- [Task objective] Only the lines from the one containing "Give me the Chart.js source for this chart." through the one containing "0.9, 0.97, 0.95];" should be output, both ends included and exactly as they appear, minus any pictures.

Figure scripts:
— Begin —
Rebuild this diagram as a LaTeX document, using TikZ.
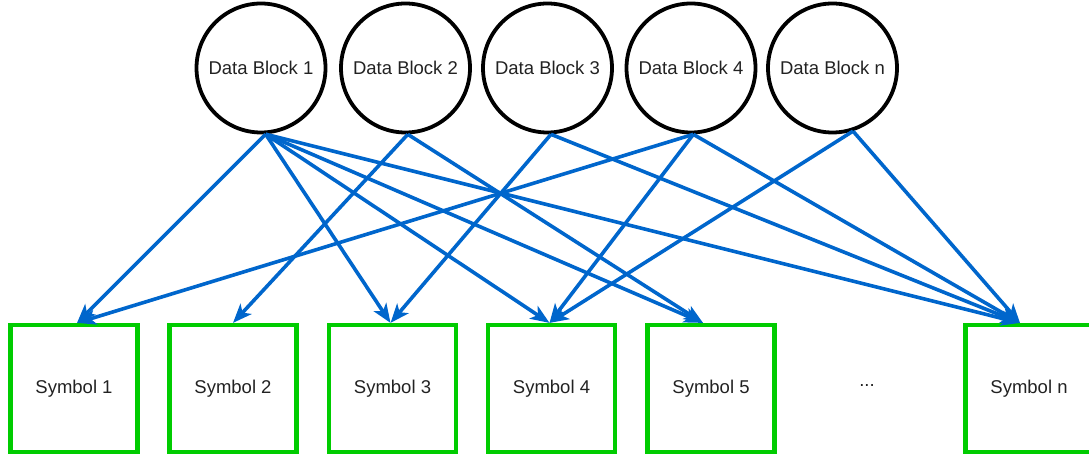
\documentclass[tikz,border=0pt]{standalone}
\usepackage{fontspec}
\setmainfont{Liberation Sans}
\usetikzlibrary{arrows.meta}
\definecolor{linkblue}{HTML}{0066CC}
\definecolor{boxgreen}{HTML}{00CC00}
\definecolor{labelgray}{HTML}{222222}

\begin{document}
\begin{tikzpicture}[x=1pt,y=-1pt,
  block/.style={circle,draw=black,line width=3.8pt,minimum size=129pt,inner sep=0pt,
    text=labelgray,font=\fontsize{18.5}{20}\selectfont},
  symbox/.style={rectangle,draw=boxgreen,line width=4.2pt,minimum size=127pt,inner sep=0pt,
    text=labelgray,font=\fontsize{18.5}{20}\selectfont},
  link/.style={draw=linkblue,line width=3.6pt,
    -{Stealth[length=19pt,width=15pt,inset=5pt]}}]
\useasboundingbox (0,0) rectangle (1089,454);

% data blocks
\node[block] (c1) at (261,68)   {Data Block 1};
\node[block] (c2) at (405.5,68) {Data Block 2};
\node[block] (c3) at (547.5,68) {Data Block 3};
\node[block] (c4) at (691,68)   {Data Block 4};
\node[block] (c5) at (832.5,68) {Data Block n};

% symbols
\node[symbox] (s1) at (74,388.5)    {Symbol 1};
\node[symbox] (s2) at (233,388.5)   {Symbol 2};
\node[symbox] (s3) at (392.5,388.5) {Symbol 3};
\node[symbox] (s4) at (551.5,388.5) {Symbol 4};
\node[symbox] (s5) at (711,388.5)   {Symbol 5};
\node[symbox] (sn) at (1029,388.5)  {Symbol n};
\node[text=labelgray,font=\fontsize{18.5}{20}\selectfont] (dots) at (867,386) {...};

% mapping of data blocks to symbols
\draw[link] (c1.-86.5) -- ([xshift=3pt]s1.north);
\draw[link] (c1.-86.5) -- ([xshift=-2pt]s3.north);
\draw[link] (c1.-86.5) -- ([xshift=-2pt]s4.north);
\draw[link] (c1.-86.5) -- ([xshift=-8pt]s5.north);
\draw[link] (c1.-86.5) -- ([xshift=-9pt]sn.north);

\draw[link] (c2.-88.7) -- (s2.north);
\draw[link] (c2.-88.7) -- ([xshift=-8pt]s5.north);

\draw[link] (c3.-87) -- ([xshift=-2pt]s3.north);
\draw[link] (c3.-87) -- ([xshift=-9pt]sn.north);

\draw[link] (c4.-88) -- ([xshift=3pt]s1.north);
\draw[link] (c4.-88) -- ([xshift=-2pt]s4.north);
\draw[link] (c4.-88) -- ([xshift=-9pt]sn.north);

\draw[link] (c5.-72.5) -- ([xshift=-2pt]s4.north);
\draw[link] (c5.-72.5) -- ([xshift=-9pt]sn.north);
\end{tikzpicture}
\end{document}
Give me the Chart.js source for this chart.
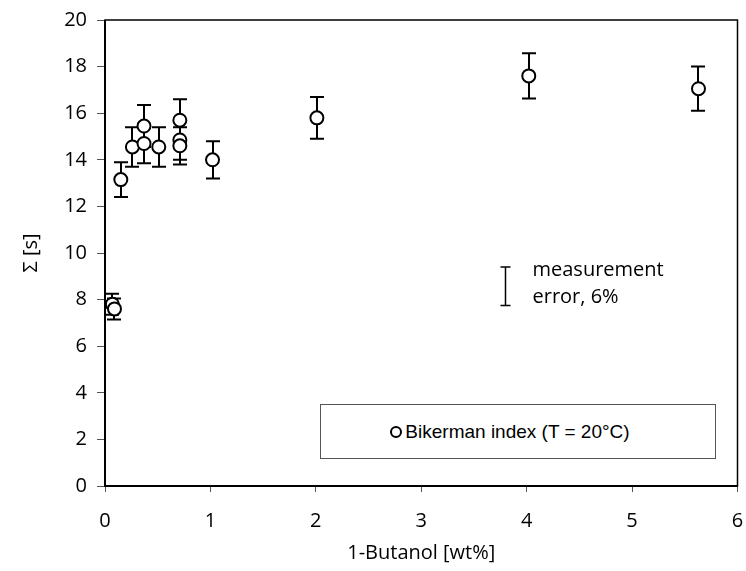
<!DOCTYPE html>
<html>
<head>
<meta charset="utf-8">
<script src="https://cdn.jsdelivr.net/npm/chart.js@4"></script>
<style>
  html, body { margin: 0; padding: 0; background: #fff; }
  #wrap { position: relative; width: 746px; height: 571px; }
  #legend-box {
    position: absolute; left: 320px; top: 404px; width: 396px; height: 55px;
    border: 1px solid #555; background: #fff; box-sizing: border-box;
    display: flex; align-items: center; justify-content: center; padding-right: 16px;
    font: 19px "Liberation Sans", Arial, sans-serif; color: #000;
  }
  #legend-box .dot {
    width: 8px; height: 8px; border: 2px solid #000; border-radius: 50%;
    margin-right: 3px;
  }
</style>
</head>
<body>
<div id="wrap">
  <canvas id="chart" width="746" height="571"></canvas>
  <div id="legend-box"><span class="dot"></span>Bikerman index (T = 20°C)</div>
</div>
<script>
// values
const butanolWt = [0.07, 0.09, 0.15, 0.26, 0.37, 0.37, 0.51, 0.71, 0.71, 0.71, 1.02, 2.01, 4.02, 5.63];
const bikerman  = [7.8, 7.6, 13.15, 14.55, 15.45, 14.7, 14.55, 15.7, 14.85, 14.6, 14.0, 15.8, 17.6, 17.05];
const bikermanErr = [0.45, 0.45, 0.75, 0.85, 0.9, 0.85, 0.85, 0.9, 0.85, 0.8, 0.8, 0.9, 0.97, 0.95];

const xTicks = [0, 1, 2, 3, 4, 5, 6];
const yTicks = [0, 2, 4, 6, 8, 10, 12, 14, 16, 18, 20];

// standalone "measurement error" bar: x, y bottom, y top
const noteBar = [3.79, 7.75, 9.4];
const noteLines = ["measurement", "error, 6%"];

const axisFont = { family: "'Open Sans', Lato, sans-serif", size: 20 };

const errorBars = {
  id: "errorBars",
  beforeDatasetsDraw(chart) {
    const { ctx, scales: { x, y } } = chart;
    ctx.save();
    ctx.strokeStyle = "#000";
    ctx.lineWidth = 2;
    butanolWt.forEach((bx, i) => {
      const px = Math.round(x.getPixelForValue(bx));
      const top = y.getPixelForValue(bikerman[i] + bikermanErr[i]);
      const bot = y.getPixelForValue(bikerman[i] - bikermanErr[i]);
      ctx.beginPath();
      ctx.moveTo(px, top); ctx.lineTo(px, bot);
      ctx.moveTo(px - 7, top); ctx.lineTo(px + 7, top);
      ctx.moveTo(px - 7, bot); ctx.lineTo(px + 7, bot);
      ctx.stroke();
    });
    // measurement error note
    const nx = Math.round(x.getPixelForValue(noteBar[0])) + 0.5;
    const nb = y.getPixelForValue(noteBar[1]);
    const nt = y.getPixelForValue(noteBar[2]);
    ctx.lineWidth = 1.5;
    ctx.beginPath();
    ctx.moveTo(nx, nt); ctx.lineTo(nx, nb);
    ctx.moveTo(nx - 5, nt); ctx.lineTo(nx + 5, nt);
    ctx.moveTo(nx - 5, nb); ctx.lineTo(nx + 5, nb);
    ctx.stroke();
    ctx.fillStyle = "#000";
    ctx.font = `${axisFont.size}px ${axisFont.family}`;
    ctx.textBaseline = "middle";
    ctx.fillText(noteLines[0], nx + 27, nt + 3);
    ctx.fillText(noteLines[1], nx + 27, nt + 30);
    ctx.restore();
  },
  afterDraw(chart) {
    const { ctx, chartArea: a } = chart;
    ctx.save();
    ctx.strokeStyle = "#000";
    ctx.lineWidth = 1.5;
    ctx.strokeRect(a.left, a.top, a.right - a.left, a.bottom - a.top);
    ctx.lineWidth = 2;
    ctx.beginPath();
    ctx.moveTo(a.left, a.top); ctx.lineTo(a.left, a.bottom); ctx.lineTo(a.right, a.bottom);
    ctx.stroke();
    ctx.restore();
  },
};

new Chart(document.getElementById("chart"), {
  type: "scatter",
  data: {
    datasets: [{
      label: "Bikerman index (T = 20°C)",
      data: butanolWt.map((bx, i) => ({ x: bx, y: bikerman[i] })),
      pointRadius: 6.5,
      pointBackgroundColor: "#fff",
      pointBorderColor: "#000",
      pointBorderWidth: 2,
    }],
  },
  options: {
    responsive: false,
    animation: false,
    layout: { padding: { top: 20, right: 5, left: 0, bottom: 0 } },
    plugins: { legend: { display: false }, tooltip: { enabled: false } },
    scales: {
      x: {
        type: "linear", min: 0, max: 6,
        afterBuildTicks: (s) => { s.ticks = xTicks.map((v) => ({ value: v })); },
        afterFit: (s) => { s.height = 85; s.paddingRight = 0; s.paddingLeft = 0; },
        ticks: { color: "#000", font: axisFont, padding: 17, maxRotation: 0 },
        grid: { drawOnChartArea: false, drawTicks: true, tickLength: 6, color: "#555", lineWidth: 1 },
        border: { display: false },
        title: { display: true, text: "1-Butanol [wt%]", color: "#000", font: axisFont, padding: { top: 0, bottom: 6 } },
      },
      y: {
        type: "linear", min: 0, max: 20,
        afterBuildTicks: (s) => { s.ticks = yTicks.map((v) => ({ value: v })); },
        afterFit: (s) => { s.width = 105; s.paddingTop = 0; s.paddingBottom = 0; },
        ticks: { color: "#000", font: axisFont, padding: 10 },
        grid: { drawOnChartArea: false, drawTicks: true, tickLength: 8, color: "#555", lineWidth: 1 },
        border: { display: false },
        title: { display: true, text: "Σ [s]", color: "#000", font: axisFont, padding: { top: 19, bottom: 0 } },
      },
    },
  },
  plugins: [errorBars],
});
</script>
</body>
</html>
— End —
- [Output below]
Give me the Chart.js source for this chart.
<!DOCTYPE html>
<html>
<head>
<meta charset="utf-8">
<script src="https://cdn.jsdelivr.net/npm/chart.js@4"></script>
<style>
  html, body { margin: 0; padding: 0; background: #fff; }
  #wrap { position: relative; width: 746px; height: 571px; }
  #legend-box {
    position: absolute; left: 320px; top: 404px; width: 396px; height: 55px;
    border: 1px solid #555; background: #fff; box-sizing: border-box;
    display: flex; align-items: center; justify-content: center; padding-right: 16px;
    font: 19px "Liberation Sans", Arial, sans-serif; color: #000;
  }
  #legend-box .dot {
    width: 8px; height: 8px; border: 2px solid #000; border-radius: 50%;
    margin-right: 3px;
  }
</style>
</head>
<body>
<div id="wrap">
  <canvas id="chart" width="746" height="571"></canvas>
  <div id="legend-box"><span class="dot"></span>Bikerman index (T = 20°C)</div>
</div>
<script>
// values
const butanolWt = [0.07, 0.09, 0.15, 0.26, 0.37, 0.37, 0.51, 0.71, 0.71, 0.71, 1.02, 2.01, 4.02, 5.63];
const bikerman  = [7.8, 7.6, 13.15, 14.55, 15.45, 14.7, 14.55, 15.7, 14.85, 14.6, 14.0, 15.8, 17.6, 17.05];
const bikermanErr = [0.45, 0.45, 0.75, 0.85, 0.9, 0.85, 0.85, 0.9, 0.85, 0.8, 0.8, 0.9, 0.97, 0.95];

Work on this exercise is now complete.